Molecular Medicine Israel

CAR T Immunotherapy May Find New Use in Treating Cardiac Fibrosis

Scientists show the approach can kill cells that cause hardening of heart tissue in mice.

When Jonathan Epstein first looked through the microscope to examine the results of a study using CAR T cells in mice, he didn’t know whether the sample came from a treated animal or a control. But right away, “it was just so clear,” he says. All the mice had started out with cardiac fibrosis, a stiffening of the heart tissue, and the engineered immune cells were designed to target and kill fibroblasts causing the dysfunction. What he observed in some samples was that the fibrosis was quickly disappearing—a clear sign the treatment was working. “[We did] a high-five over the microscope.”
Epstein and his team describe their results in Nature today (September 11), the first proof-of-concept of applying the cancer immunotherapy to cardiac fibrosis, for which there are no other therapeutic options.
“The idea that cardiovascular disease, the first cause of death in the US and worldwide, could be cured instructing T cells to kill detrimental cells is revolutionary,” Chiara Giannarelli, a cardiologist at Mount Sinai who was not involved in the study, tells The Scientist. “But we need more research before translating this experimental approach to patients.”
Cardiac fibrosis is a stiffening of the heart tissue, caused by the proliferation of excess cardiac fibroblasts. This type of scarring, characteristic of most cardiac diseases, leads to a loss of heart function and sometimes heart failure, which causes 800,000 deaths per year. “There really are no other therapies for a stiff heart, . . . and there’s enormous medical burden,” says Epstein, a molecular cardiologist at the University of Pennsylvania and the senior author of the study.
Chimeric antigen receptor (CAR) T cell therapy is a new approach to treating cancer. Researchers remove a patient’s T cells—immune cells that usually kill infectious cells—and engineer them to present special receptors that can recognize complementary antigens on cancer cells. Then, they infuse the T cells back into the patient’s body to track down and kill tumor cells. Since 2017, it’s been approved for certain types of leukemia and lymphoma, with many clinical trials ongoing for other forms of cancer.
The idea that T cells might be able to treat fibrosis as well came from a student (now a postdoc) in Epstein’s group. Haig Aghajanian, who is the first author of the study, figured that if these cells could be engineered to kill certain cancer cells, maybe they could be engineered to attack cells that cause hearts to stiffen and lose function. “If we could deplete the fibroblasts in the stiff heart, maybe it would allow a stiff heart to pump better,” says Epstein.
First, they sequenced RNA from 238 samples of the left ventricles of human heart transplant donors and recipients, to check for transcripts that might be expressed in damaged hearts but not in healthy ones.
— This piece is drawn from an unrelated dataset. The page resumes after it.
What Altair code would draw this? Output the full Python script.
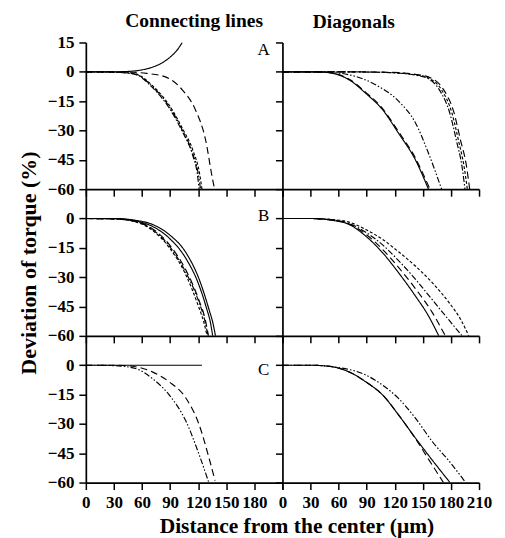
import altair as alt
import pandas as pd

# ---------------- data ----------------
# x: distance from the center (um), y: deviation of torque (%)
connA_solid_x = [0, 30, 45, 60, 70, 80, 90, 97, 103]
connA_solid_y = [0, 0, 0.2, 1.0, 2.2, 4.2, 7.5, 10.8, 15]
connA_long_x = [0, 30, 50, 65, 85, 103, 117, 128, 135, 137.5]
connA_long_y = [0, 0, -0.2, -0.8, -2.6, -9.2, -19.4, -35, -54, -60]
connA_dd_x = [0, 30, 45, 55, 71, 89, 103, 114, 119, 121]
connA_dd_y = [0, -0.2, -0.7, -1.7, -8.0, -18.5, -30.5, -42.5, -52, -60]
connA_ddd_x = [0, 30, 45, 55, 71, 89, 103, 114, 120, 122.5]
connA_ddd_y = [0, -0.2, -0.6, -1.5, -7.5, -17.7, -29.7, -41.6, -52, -60]
connA_sd_x = [0, 30, 45, 55, 71, 89, 103, 115, 121.5, 124]
connA_sd_y = [0, -0.1, -0.5, -1.3, -7.0, -17.0, -28.8, -41.0, -52, -60]

diagA_solid_x = [0, 30, 45, 53, 71, 89, 107, 124, 142, 156]
diagA_solid_y = [0, 0, -0.2, -0.7, -4, -11, -19.4, -31.4, -45, -60]
diagA_long_x = [0, 30, 45, 53, 71, 89, 107, 124, 142, 157.5]
diagA_long_y = [0, 0, -0.2, -0.6, -3.7, -10.5, -18.8, -30.6, -44, -60]
diagA_ddd_x = [0, 30, 50, 71, 99.5, 124, 142, 156, 170]
diagA_ddd_y = [0, 0, -0.3, -1.5, -6.6, -15, -26, -41.6, -60]
diagA_dd_x = [0, 60, 100, 130, 142, 156, 168, 179, 186, 192, 195]
diagA_dd_y = [0, 0, -0.2, -0.9, -1.7, -3.6, -9.5, -21.5, -35.5, -49, -60]
diagA_sd_x = [0, 60, 100, 130, 142, 156, 170, 181, 188, 194, 197.5]
diagA_sd_y = [0, 0, -0.2, -0.8, -1.5, -3.2, -9.2, -21, -35, -48.4, -60]
diagA_long2_x = [0, 60, 100, 130, 142, 158, 172, 183, 190, 196.5, 200]
diagA_long2_y = [0, 0, -0.1, -0.6, -1.3, -3.0, -9.0, -20.5, -34.5, -48, -60]

connB_solid_x = [0, 30, 53, 71, 89, 107, 121, 131.5, 136, 138.5]
connB_solid_y = [0, 0, -0.9, -3, -8.2, -17.5, -31, -46.4, -54, -60]
connB_solid2_x = [0, 30, 53, 71, 89, 107, 120, 129, 133, 135.5]
connB_solid2_y = [0, -0.1, -1.2, -4, -10, -20.5, -33, -46, -53, -60]
connB_long_x = [0, 30, 53, 71, 89, 107, 121, 127.5, 131]
connB_long_y = [0, -0.2, -1.4, -5.2, -13.2, -26.5, -42, -51.5, -60]
connB_dd_x = [0, 30, 53, 71, 89, 107, 121, 127, 130.5]
connB_dd_y = [0, -0.2, -1.5, -5.6, -14, -27.7, -43, -52, -60]
connB_sd_x = [0, 30, 53, 71, 89, 107, 120, 126, 129.5]
connB_sd_y = [0, -0.2, -1.7, -6.0, -14.8, -29, -44.5, -53, -60]

diagB_solid_x = [0, 30, 53, 71, 89, 107, 124, 142, 156, 167]
diagB_solid_y = [0, 0, -0.9, -3, -9, -17.5, -27.7, -39.6, -49.8, -60]
diagB_long_x = [0, 30, 53, 71, 89, 107, 124, 142, 160, 174]
diagB_long_y = [0, 0, -0.8, -2.7, -8, -15.8, -25, -35.8, -48, -60]
diagB_dd_x = [0, 30, 53, 71, 89, 107, 124, 142, 160, 178, 192]
diagB_dd_y = [0, 0, -0.7, -2.5, -7, -13.5, -21.5, -31, -41.5, -52, -60]
diagB_sd_x = [0, 30, 53, 71, 89, 107, 124, 142, 160, 178, 192, 199]
diagB_sd_y = [0, 0, -0.5, -1.8, -5.6, -10.7, -17, -24.3, -32.8, -43, -53, -60]

connC_solid_x = [0, 60, 124]
connC_solid_y = [0, 0, 0]
connC_long_x = [0, 30, 53, 71, 89, 107, 121, 131.5, 138]
connC_long_y = [0, 0, -0.8, -3.4, -8.5, -16.9, -30.4, -47.3, -59]
connC_ddd_x = [0, 30, 53, 71, 89, 107, 121, 131]
connC_ddd_y = [0, -0.2, -1.7, -6.8, -15.2, -28.7, -45.7, -59.5]

diagC_solid_x = [0, 30, 53, 71, 89, 107, 124, 142, 160, 179]
diagC_solid_y = [0, 0, -0.8, -3.4, -8.5, -15.2, -25.4, -37.2, -48.5, -60]
diagC_long_x = [0, 30, 53, 71, 89, 107, 124, 142, 156, 172]
diagC_long_y = [0, 0, -0.8, -3.4, -8.5, -15.2, -25.4, -37.5, -48, -60]
diagC_ddd_x = [0, 30, 60, 89, 107, 124, 142, 160, 178, 195]
diagC_ddd_y = [0, 0, -1.2, -5, -10.2, -17, -27, -39, -49, -59.5]

panels = {
    "connA": [("solid", connA_solid_x, connA_solid_y), ("long", connA_long_x, connA_long_y),
              ("dashdot", connA_dd_x, connA_dd_y), ("dashdotdot", connA_ddd_x, connA_ddd_y),
              ("short", connA_sd_x, connA_sd_y)],
    "diagA": [("solid", diagA_solid_x, diagA_solid_y), ("long", diagA_long_x, diagA_long_y),
              ("dashdotdot", diagA_ddd_x, diagA_ddd_y), ("dashdot", diagA_dd_x, diagA_dd_y),
              ("short", diagA_sd_x, diagA_sd_y), ("long2", diagA_long2_x, diagA_long2_y)],
    "connB": [("solid", connB_solid_x, connB_solid_y), ("solid2", connB_solid2_x, connB_solid2_y),
              ("long", connB_long_x, connB_long_y), ("dashdot", connB_dd_x, connB_dd_y),
              ("short", connB_sd_x, connB_sd_y)],
    "diagB": [("solid", diagB_solid_x, diagB_solid_y), ("long", diagB_long_x, diagB_long_y),
              ("dashdot", diagB_dd_x, diagB_dd_y), ("short", diagB_sd_x, diagB_sd_y)],
    "connC": [("solid", connC_solid_x, connC_solid_y), ("long", connC_long_x, connC_long_y),
              ("dashdotdot", connC_ddd_x, connC_ddd_y)],
    "diagC": [("solid", diagC_solid_x, diagC_solid_y), ("long", diagC_long_x, diagC_long_y),
              ("dashdotdot", diagC_ddd_x, diagC_ddd_y)],
}
panel_letters = {"connA": "A", "connB": "B", "connC": "C"}
letter_pos_y = {"connA": 11, "connB": 1.5, "connC": -2.5}
x_ticks = [0, 30, 60, 90, 120, 150, 180, 210]
y_ticks_top = [15, 0, -15, -30, -45, -60]
y_ticks = [0, -15, -30, -45, -60]

dash_names = ["solid", "solid2", "long", "long2", "short", "dashdot", "dashdotdot"]
dash_styles = [[1, 0], [1, 0], [7, 4], [7, 4], [3, 2], [6, 2, 1.5, 2], [6, 2, 1.5, 2, 1.5, 2]]

SERIF = "Liberation Serif"
W, H = 197, 147


def make_panel(key, col, row):
    rows = []
    for name, xs, ys in panels[key]:
        for xv, yv in zip(xs, ys):
            rows.append({"series": name, "x": xv, "y": yv})
    df = pd.DataFrame(rows)
    x_axis_kw = dict(values=x_ticks, labels=(row == 2), title=None, labelOverlap=False, labelFlush=False)
    if col == 0:
        x_axis_kw["labelExpr"] = "datum.value == 210 ? '' : datum.label"
    if row == 2 and col == 0:
        x_axis_kw.update(title="Distance from the center (μm)", titleX=211, titleY=50,
                         titleBaseline="alphabetic", titleFontSize=21.5)
    y_axis_kw = dict(values=(y_ticks_top if row == 0 else y_ticks), labels=(col == 0), title=None,
                     labelOverlap=False, labelFlush=False)
    if row == 1 and col == 0:
        y_axis_kw.update(title="Deviation of torque (%)", titlePadding=7, titleFontSize=22)
    x_axis = alt.Axis(**x_axis_kw)
    y_axis = alt.Axis(**y_axis_kw)
    x_scale = alt.Scale(domain=[0, 210], nice=False, zero=False)
    y_scale = alt.Scale(domain=[-60, 15], nice=False, zero=False)
    lines = alt.Chart(df).mark_line(interpolate="monotone", color="black", strokeWidth=1.15, clip=True).encode(
        x=alt.X("x:Q", scale=x_scale, axis=x_axis),
        y=alt.Y("y:Q", scale=y_scale, axis=y_axis),
        strokeDash=alt.StrokeDash("series:N", scale=alt.Scale(domain=dash_names, range=dash_styles), legend=None),
        detail="series:N",
    )
    layers = [lines]
    if key in panel_letters:
        lab = pd.DataFrame({"x": [190], "y": [letter_pos_y[key]], "t": [panel_letters[key]]})
        layers.append(alt.Chart(lab).mark_text(font=SERIF, fontSize=17, color="black", align="center",
                                               baseline="middle").encode(
            x=alt.X("x:Q", scale=x_scale, axis=x_axis),
            y=alt.Y("y:Q", scale=y_scale, axis=y_axis),
            text="t:N"))
    ch = alt.layer(*layers).properties(width=W, height=H)
    if row == 0:
        if col == 0:
            ch = ch.properties(title=alt.Title("Connecting lines", font=SERIF, fontSize=19.5, fontWeight="bold",
                                               dx=10, offset=2, frame="group", color="black"))
        else:
            ch = ch.properties(title=alt.Title("Diagonals", font=SERIF, fontSize=19.5, fontWeight="bold",
                                               dx=-27, offset=9, frame="group", color="black"))
    return ch


keys = [["connA", "diagA"], ["connB", "diagB"], ["connC", "diagC"]]
cells = []
for r, pair in enumerate(keys):
    cells.append(make_panel(pair[0], 0, r))
    cells.append(make_panel(pair[1], 1, r))

chart = alt.concat(*cells, columns=2, spacing=0, bounds="flush").properties(
    padding={"left": 9, "top": 2, "right": 5, "bottom": 0}
).configure_view(stroke=None).configure_axis(
    grid=False, domainColor="black", domainWidth=1.7, tickColor="black", tickWidth=1.5, tickSize=7,
    labelFont=SERIF, labelFontWeight="bold", labelFontSize=17, labelColor="black", labelPadding=5,
    titleFont=SERIF, titleFontWeight="bold", titleFontSize=20, titleColor="black",
)

chart.save("out.html", embed_options={"renderer": "svg", "actions": False})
They found several, the most promising of which codes for fibroblast activation protein (FAP). FAP is a well-studied protein that has also been considered a target for some cancer therapies.
Next, the team infused mice with angiotensin II and phenylephrine, a combination that causes fibrosis, for 28 days. One week later, and then again at two weeks, they treated seven of the mice with CAR T cells engineered to recognize FAP. After four weeks, the treated mice showed significantly less fibrosis than the untreated mice. At eight weeks, five of the seven treated mice had almost no fibrosis left at all. The untreated mice still had widespread fibrosis.
The hearts of mice that had been treated also recovered some of their systolic and diastolic function.
Despite his enthusiasm, Epstein cautions that there’s still a long way to go. “We’re well aware of the significant amount of work that will still be required to prove that this could be useful to people,” he says. But the team does have one advantage: a CAR T cell therapy designed to attack FAP has already been developed and tested for safety in some humans to treat cancer. That’ll help the treatment move through tests for safety quickly.
The study is the “first to demonstrate efficacy of Car T-cell therapy in a pre-clinical model of cardiac fibrosis and dysfunction,” says Timothy McKinsey, the director of the Consortium for Fibrosis Research & Translation at the University of Colorado Anschutz Medical Campus, in an email. “Most of us are focused on developing anti-fibrotic small molecule drugs, but adoptive cell therapy could be a game-changer.”